Pramac rookie Martin was clocked at posting a 1m58.008s lap at the end of Q2 which smashed the lap record and put him over eight tenths clear of the field.
However, this lap was eventually scrubbed after the chequered flag when that time was incorrectly registered after Martin cut the chicane at the Vale section of the Silverstone circuit.
Suzuki’s Joan Mir set the early benchmark at the start of Q2 with a 2m00.237s, with the Aprilia of Aleix Espargaro shadowing him by 0.020s.
Jack Miller dropped the lap times into the 1m59s with a 1m59.640s on his factory Ducati, but Quartararo blew this out of the water with his first flying lap.
The factory Yamaha rider set the fastest lap of the weekend to that point with a 1m58.990s, Quartararo’s advantage standing at 0.270s over Ducati’s Francesco Bagnaia at the conclusion of the first runs.
Francesco Bagnaia, Ducati Team
Photo by: Gold and Goose / Motorsport Images
With just over 30 seconds left on the clock Honda’s Espargaro fired in a 1m58.889s to snatch pole position away from Quartararo, with the Yamaha rider shuffled back to third by Bagnaia.
After the confusion over Martin’s lap was corrected, Espargaro was promoted back to a first pole for Honda amidst a difficult season for the Japanese manufacturer.
He heads Bagnaia by 0.022s, with championship leader Quartararo completing the top three.
It marks Honda’s first pole in MotoGP since Aragon 2020, and the first for the Repsol Honda squad since 2019.
Martin was initially dropped back to sixth once the timing screens had been corrected, but was then pushed up to fourth ahead of the sister factory Honda of Marc Marquez and Aprilia’s Aleix Espargaro.
Miller was shuffled back to seventh come the chequered flag ahead of Petronas SRT’s Valentino Rossi and Q1 pacesetter Johann Zarco on the Pramac Ducati.
Suzuki’s Alex Rins, who also came through Q1, beat team-mate Mir by 0.124s in 10th, with KTM’s Brad Binder rounding out the top 12.

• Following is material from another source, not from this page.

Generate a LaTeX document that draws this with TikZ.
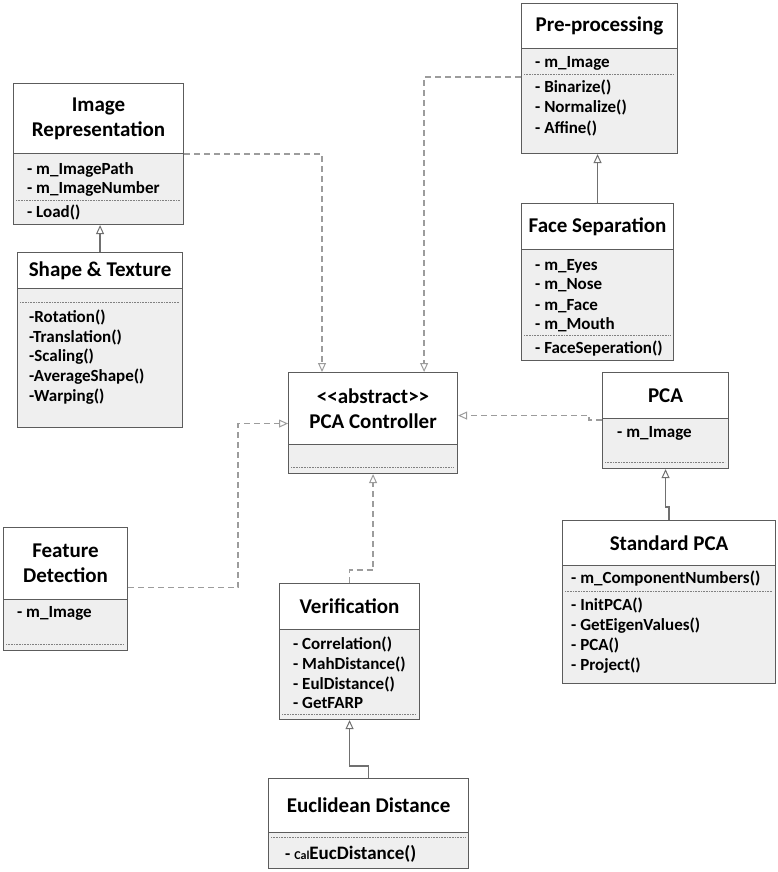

Avintia rookie Enea Bastianini was on course to progress into Q2 for the first time, but a late crash at Farm curve in Q1 resigned him to 13th following improvements for Rins and Zarco.
Bastianini will head team-mate Luca Marini on their two-year-old Ducatis, while LCR’s Takaaki Nakagami could do no better than 15th on his works Honda.
Danilo Pertucci was 16th on the Tech3 KTM ahead of Alex Marquez on the sister LCR Honda, while home hero Cal Crutchlow was only 19th on the factory Yamaha behind the sister Tech3 KTM of Iker Lecuona.
The struggling Miguel Oliveira will line up a disappointing 20th on the factory KTM, with Jake Dixon making his first ever MotoGP start from 21st on the SRT Yamaha.